The Progressive Watertown group has started an online petition to urge Attorney General Maura Healey to create a law mandating that all new guns sold in Massachusetts have smart tech lock technology on them so only the owner can use them.
The group’s founder, Richard Marcus, said the effort grew out of a campaign issue of Warren Tolman’s when he was running for Attorney General. The desire to do something to make guns safer goes even farther back for Marcus.
“I’ve been working on this issue since the Newtown tragedy,” Marcus said. “I am tired of going to vigils and memorials for gun tragedies.”
Smart Tech locks attach to the trigger and require the owner’s finger print to unlock the gun. The gun is enabled within a second and the developer is working on cutting that time down, according to a story on CNN.com.
Such locks would prevent many deaths, Marcus said.
“Many police officers killed are shot by their own gun when they are overpowered,” Marcus said. “A majority of gun-related deaths come from accidental shootings and suicides. This can make a big difference.
“If you delay someone considering suicide by 5 to 10 minutes it may make the difference between a life saved and a life lost.”
Marcus hopes that if enough people get behind the law which would require a safety technology that would allow only the owner of the gun to use it, then it will encourage the Attorney General to use it as a mandate to make the law herself.
“She has already ordered new online gaming regulations through her mandate over public safety. This is exactly what we are asking her to do with Smart Tech Gun Locks,” Marcus said.
He does not want to put the issue on the ballot, because those have little history of success due in part to the gun lobby opposing them, Marcus said.
While the law would be a new gun law, Marcus said he is not trying to prevent people from getting guns.
“This would not stop anyone from owning a gun,” Marcus said.
The effort is the first statewide one spearheaded by Progressive Watertown, an organization that formed out of groups such as Watertown for Elizabeth Warren, Watertown for Ed Markey, and Watertown for Martha Coakley.

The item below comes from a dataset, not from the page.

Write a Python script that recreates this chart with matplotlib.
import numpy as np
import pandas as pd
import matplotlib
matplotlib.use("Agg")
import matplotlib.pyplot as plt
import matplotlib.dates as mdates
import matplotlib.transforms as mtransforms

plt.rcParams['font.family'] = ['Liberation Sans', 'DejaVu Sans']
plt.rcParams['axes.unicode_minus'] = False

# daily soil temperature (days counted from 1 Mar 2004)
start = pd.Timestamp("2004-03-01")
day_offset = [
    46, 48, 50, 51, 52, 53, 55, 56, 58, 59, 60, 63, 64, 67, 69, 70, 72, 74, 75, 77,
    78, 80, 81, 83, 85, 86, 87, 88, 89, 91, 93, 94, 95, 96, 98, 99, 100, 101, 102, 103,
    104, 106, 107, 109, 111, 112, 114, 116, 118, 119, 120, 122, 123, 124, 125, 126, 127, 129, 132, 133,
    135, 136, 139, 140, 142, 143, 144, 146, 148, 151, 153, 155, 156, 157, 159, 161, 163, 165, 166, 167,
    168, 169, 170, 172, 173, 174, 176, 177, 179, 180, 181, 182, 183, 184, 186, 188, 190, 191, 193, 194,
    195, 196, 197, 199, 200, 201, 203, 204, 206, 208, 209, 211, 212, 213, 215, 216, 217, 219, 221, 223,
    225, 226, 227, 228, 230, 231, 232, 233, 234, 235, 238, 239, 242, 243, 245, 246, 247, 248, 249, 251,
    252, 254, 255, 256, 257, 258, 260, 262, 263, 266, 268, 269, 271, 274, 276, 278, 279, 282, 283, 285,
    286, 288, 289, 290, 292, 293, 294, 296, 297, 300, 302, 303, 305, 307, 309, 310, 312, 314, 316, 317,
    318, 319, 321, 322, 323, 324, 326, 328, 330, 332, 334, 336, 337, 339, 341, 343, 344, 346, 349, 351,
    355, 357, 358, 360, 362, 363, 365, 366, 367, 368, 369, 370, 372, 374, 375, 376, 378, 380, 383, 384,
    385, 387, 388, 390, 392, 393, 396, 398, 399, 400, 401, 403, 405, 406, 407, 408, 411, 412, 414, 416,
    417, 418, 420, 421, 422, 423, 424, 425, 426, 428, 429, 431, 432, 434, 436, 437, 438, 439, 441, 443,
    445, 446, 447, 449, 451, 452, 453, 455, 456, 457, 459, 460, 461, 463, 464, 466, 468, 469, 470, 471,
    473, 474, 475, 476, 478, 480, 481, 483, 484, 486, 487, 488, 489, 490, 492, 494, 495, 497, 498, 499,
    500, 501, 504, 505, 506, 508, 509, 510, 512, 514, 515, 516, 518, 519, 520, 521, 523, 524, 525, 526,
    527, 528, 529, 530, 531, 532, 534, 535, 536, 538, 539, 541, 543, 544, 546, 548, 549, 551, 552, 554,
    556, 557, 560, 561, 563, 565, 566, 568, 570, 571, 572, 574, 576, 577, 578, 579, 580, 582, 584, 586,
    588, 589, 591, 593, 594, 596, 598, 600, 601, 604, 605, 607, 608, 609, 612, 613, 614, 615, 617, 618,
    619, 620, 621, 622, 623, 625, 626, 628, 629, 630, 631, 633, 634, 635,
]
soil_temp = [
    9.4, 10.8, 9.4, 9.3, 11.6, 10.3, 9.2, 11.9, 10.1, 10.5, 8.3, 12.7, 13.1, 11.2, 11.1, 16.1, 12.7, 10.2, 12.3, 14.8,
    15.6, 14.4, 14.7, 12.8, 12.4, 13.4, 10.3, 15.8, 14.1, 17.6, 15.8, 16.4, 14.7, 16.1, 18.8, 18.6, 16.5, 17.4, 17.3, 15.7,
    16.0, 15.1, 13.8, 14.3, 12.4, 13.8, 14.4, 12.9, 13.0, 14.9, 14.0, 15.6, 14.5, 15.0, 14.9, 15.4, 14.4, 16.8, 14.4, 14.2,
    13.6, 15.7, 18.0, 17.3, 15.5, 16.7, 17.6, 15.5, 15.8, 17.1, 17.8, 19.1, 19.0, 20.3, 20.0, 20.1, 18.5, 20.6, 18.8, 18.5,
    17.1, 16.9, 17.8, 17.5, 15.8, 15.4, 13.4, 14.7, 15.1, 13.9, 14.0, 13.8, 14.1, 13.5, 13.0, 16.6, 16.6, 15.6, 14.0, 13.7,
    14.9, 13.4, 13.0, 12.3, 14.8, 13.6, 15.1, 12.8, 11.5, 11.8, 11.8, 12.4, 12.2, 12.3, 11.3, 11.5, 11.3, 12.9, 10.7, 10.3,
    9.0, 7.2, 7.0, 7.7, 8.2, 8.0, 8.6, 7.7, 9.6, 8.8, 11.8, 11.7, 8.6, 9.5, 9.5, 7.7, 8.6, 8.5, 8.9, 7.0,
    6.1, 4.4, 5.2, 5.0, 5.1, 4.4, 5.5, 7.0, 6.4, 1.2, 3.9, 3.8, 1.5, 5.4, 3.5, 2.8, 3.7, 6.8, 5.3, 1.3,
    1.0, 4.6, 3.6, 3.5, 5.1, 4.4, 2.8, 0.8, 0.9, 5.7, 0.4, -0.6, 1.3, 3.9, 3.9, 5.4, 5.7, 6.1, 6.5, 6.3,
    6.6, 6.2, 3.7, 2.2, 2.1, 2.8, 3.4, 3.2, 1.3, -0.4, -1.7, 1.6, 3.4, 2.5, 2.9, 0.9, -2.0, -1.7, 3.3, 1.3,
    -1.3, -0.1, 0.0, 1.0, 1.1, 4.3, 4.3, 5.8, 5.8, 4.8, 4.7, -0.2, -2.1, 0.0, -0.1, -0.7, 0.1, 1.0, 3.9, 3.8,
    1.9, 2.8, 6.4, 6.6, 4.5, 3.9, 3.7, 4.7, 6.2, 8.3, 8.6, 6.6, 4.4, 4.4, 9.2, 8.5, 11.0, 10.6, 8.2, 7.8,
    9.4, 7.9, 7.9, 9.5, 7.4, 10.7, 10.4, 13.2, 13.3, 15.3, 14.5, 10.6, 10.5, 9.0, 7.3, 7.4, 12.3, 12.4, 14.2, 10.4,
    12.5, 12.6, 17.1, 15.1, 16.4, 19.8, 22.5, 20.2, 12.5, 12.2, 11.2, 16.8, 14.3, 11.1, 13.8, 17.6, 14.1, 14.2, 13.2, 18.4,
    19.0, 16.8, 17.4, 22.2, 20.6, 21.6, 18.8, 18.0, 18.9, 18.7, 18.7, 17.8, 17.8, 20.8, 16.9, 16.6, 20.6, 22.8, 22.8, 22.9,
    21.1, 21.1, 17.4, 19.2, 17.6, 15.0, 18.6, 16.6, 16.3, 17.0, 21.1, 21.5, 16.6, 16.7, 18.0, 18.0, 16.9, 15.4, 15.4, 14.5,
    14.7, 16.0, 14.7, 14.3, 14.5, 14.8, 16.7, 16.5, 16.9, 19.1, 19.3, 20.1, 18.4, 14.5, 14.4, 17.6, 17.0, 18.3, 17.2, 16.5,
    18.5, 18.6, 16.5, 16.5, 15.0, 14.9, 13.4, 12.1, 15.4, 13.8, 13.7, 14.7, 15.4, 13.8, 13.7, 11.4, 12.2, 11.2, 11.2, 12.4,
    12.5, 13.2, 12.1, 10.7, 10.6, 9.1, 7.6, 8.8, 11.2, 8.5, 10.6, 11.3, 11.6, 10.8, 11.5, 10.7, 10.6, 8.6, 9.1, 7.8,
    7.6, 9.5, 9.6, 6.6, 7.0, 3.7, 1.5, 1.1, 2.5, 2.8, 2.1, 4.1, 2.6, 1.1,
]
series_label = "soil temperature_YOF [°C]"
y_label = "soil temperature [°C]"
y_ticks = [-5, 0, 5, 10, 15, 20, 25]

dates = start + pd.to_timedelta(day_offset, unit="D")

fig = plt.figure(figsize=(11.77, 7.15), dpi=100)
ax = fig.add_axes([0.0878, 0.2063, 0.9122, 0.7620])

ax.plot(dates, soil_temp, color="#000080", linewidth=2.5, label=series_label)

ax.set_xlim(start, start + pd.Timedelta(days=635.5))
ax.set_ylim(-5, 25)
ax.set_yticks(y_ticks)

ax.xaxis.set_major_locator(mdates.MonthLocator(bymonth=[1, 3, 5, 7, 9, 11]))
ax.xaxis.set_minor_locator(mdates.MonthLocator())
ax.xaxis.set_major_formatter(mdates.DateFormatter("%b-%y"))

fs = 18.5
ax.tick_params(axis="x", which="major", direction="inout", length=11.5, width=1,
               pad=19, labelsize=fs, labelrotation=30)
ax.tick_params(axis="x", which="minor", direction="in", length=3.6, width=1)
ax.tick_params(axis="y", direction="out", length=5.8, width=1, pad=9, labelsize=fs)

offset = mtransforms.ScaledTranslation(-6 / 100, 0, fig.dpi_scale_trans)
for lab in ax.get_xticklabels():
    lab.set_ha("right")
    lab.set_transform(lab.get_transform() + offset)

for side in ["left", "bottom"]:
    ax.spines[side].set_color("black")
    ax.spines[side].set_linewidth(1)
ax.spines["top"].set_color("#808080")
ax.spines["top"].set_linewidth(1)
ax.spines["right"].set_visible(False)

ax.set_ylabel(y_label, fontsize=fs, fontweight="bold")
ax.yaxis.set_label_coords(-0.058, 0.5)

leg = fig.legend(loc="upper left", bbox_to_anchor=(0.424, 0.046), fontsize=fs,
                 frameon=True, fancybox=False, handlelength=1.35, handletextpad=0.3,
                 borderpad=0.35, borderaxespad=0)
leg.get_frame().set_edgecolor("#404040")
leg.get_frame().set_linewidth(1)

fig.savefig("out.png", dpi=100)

Rather than forming their own non-profit, Marcus said it made more sense to become part of Progressive Massachusetts.
“We ask people to become members of Progressive Massachusetts and if they do that, and they live in Watertown, they are automatically members of Progressive Watertown,” Marcus said.
The group meets once a month and has four public meetings each year where local legislators and others come to talk about issues of interest to members.
Progressive Watertown collecting signatures for the Smart Tech Gun Lock Law through a petition on Change.org, and others have collected signatures the old fashioned way.
“A senior citizen dropped off an envelope and had 177 signatures. She did it on her own,” Marcus said. “I went to a gun rally in Boston and got some there and I am getting them through word of mouth.”